Without the pictures, return all of the material exactly as written.

> Material provided
━━━━━━

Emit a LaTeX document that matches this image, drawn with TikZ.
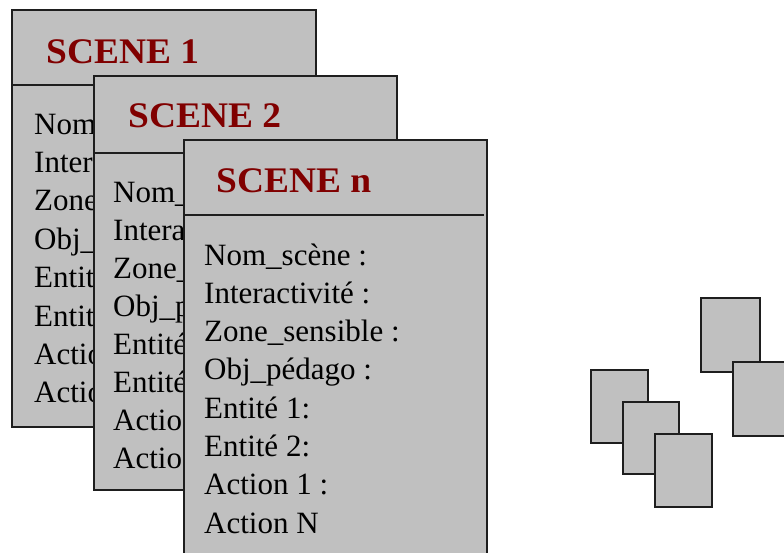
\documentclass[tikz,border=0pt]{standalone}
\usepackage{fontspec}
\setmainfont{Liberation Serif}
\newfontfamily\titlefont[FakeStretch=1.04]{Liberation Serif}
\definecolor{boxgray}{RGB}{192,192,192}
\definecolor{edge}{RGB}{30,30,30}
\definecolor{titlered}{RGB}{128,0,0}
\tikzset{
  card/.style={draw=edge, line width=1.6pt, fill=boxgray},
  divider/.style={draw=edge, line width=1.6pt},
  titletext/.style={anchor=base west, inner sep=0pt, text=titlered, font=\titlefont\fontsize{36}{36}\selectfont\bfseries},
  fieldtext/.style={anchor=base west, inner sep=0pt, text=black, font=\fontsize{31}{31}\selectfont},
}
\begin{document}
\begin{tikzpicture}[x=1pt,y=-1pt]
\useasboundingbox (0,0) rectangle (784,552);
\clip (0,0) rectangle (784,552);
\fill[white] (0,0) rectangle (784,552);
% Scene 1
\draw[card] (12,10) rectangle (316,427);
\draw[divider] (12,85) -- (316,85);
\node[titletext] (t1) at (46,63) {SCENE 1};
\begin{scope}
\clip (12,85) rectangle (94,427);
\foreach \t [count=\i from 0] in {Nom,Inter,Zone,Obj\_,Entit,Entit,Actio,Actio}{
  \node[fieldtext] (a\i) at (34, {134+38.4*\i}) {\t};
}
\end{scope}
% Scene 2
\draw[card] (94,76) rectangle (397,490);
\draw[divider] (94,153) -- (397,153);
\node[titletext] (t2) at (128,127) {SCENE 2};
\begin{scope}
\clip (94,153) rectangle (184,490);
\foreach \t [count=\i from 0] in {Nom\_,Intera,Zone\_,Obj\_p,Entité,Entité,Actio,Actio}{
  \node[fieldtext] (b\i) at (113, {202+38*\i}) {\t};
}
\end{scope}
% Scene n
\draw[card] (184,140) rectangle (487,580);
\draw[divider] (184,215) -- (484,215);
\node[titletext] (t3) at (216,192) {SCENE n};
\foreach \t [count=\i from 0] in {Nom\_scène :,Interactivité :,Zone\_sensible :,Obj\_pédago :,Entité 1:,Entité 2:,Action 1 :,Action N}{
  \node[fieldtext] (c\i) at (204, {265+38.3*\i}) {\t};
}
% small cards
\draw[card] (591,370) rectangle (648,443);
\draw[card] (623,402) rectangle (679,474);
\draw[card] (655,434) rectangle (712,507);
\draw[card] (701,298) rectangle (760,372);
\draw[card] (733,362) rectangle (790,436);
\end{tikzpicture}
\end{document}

━━━━━━

> Completed exercise
Emit a LaTeX document that matches this image, drawn with TikZ.
\documentclass[tikz,border=0pt]{standalone}
\usepackage{fontspec}
\setmainfont{Liberation Serif}
\newfontfamily\titlefont[FakeStretch=1.04]{Liberation Serif}
\definecolor{boxgray}{RGB}{192,192,192}
\definecolor{edge}{RGB}{30,30,30}
\definecolor{titlered}{RGB}{128,0,0}
\tikzset{
  card/.style={draw=edge, line width=1.6pt, fill=boxgray},
  divider/.style={draw=edge, line width=1.6pt},
  titletext/.style={anchor=base west, inner sep=0pt, text=titlered, font=\titlefont\fontsize{36}{36}\selectfont\bfseries},
  fieldtext/.style={anchor=base west, inner sep=0pt, text=black, font=\fontsize{31}{31}\selectfont},
}
\begin{document}
\begin{tikzpicture}[x=1pt,y=-1pt]
\useasboundingbox (0,0) rectangle (784,552);
\clip (0,0) rectangle (784,552);
\fill[white] (0,0) rectangle (784,552);
% Scene 1
\draw[card] (12,10) rectangle (316,427);
\draw[divider] (12,85) -- (316,85);
\node[titletext] (t1) at (46,63) {SCENE 1};
\begin{scope}
\clip (12,85) rectangle (94,427);
\foreach \t [count=\i from 0] in {Nom,Inter,Zone,Obj\_,Entit,Entit,Actio,Actio}{
  \node[fieldtext] (a\i) at (34, {134+38.4*\i}) {\t};
}
\end{scope}
% Scene 2
\draw[card] (94,76) rectangle (397,490);
\draw[divider] (94,153) -- (397,153);
\node[titletext] (t2) at (128,127) {SCENE 2};
\begin{scope}
\clip (94,153) rectangle (184,490);
\foreach \t [count=\i from 0] in {Nom\_,Intera,Zone\_,Obj\_p,Entité,Entité,Actio,Actio}{
  \node[fieldtext] (b\i) at (113, {202+38*\i}) {\t};
}
\end{scope}
% Scene n
\draw[card] (184,140) rectangle (487,580);
\draw[divider] (184,215) -- (484,215);
\node[titletext] (t3) at (216,192) {SCENE n};
\foreach \t [count=\i from 0] in {Nom\_scène :,Interactivité :,Zone\_sensible :,Obj\_pédago :,Entité 1:,Entité 2:,Action 1 :,Action N}{
  \node[fieldtext] (c\i) at (204, {265+38.3*\i}) {\t};
}
% small cards
\draw[card] (591,370) rectangle (648,443);
\draw[card] (623,402) rectangle (679,474);
\draw[card] (655,434) rectangle (712,507);
\draw[card] (701,298) rectangle (760,372);
\draw[card] (733,362) rectangle (790,436);
\end{tikzpicture}
\end{document}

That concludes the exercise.